Damn Laliene. Damn her! What did she think she was doing?
He searched through the sitting room, and then the bedroom, and the third room of the suite. But it was almost dawn before he found what he was looking for: the tiny silvery pellet, the minute erotic broadcaster, that she had hidden beneath one of his Sipulva tables. He pulled it loose and crushed it against the wall, and the last faint vestige of Laliene’s presence went from the room like water swirling down a drain. Slowly Thimiroi’s anger receded. He put on some music, one of Cenbe’s early pieces, and listened quietly to it until he saw the first pale light of morning streaking the sky.
Casually, easily, with a wonderful recklessness he had not known he had in him, he said to Christine, “We go anywhere we want. Anywhen. They run tours for us, you see. We were in Canterbury in Chaucer’s time, to make the pilgrimage. We went to Rome and then to Emperor Augustus’ summer palace on the island of Capri, and he invited us to a grand banquet, thinking we were visitors from a great kingdom near India.”
Christine was staring at him in a wide-eyed gaze, as though she were a child and he were telling her some fabulous tale of dragons and princes.

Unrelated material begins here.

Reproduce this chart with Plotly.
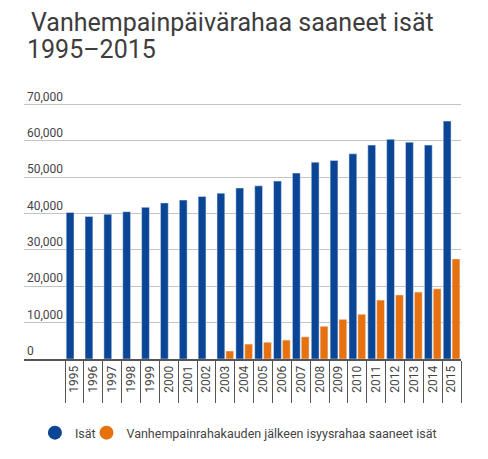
import plotly.graph_objects as go

years = [str(y) for y in range(1995, 2016)]
isat = [40300, 39200, 39800, 40500, 41700, 42900, 43700, 44700, 45600, 47000,
        47600, 48900, 51100, 54100, 54600, 56400, 58800, 60400, 59600, 58800, 65400]
jalkeen = [None, None, None, None, None, None, None, None, 2200, 4100,
           4600, 5200, 6100, 9000, 10900, 12300, 16200, 17600, 18400, 19300, 27500]
y_ticks = [0, 10000, 20000, 30000, 40000, 50000, 60000, 70000]
title_lines = ["Vanhempainpäivärahaa saaneet isät", "1995\u20132015"]

blue = "#0b4595"
orange = "#e8710f"

fig = go.Figure()
fig.add_trace(go.Bar(x=years, y=isat, name="Isät", marker_color=blue, showlegend=False))
fig.add_trace(go.Bar(x=years, y=jalkeen, name="Vanhempainrahakauden jälkeen isyysrahaa saaneet isät",
                     marker_color=orange, showlegend=False))
# round legend markers, one legend box each so they sit close together
fig.add_trace(go.Scatter(x=[None], y=[None], mode="markers", name="Isät", legend="legend",
                         marker=dict(color=blue, size=14, symbol="circle")))
fig.add_trace(go.Scatter(x=[None], y=[None], mode="markers", legend="legend2",
                         name="Vanhempainrahakauden jälkeen isyysrahaa saaneet isät",
                         marker=dict(color=orange, size=14, symbol="circle")))

# plot area runs 80..352 px (figure coords, page has 8px body margin)
top, bottom = 80, 352
ph = bottom - top

def py(px):
    return (bottom - px) / ph

fig.add_annotation(text=title_lines[0], xref="paper", yref="paper",
                   x=5 / 437, y=py(14), xanchor="left", yanchor="middle",
                   showarrow=False, font=dict(size=25, color="#3d3d3d"))
fig.add_annotation(text=title_lines[1], xref="paper", yref="paper",
                   x=1 / 437, y=py(41), xanchor="left", yanchor="middle",
                   showarrow=False, font=dict(size=25, color="#3d3d3d"))

leg = dict(orientation="h", yref="paper", y=py(425), yanchor="middle", xanchor="left",
           font=dict(size=12.5, color="#444"), bgcolor="rgba(0,0,0,0)")

fig.update_layout(
    width=480, height=451,
    margin=dict(l=16, r=27, t=top, b=451 - bottom),
    paper_bgcolor="white", plot_bgcolor="white",
    font=dict(family="Roboto", color="#333"),
    barmode="group", bargap=0.06, bargroupgap=0.12,
    legend=dict(leg, x=0.025),
    legend2=dict(leg, x=0.143),
    xaxis=dict(type="category", range=[-2.68, 20.5], showline=True, linecolor="#555",
               linewidth=2, ticks="outside", tickson="boundaries", ticklen=42,
               tickcolor="#555", tickwidth=1, tickangle=-90, ticklabelstandoff=0,
               tickfont=dict(size=12, color="#444"), showgrid=False, automargin=False),
    yaxis=dict(range=[0, 74500], tickvals=y_ticks, tickformat=",", gridcolor="#c4c4c4",
               ticklabelposition="inside", ticklabelshift=-8, ticklabelstandoff=0,
               zeroline=False, automargin=False,
               tickfont=dict(size=12, color="#444")),
)

fig.write_html("out.html")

He had gone to her at midday, when the late May sun was immense overhead and the sky seemed like a great curving plate of burnished blue steel. She had let him in without a word, and for a long while they looked at each other in silence, their hands barely touching. She was very pale and her eyes were reddened from sleeplessness, with dark crescents beneath them. Thimiroi embraced her, and assured her that he was in no danger, that with her help he had been able to fight off the demon that had assailed him in the night. Then she took him upstairs, to the room on the second floor where they had made love the day before, and drew him down with her on the bed, almost shyly at first, and then, casting all reserve aside, seizing him eagerly, hungrily.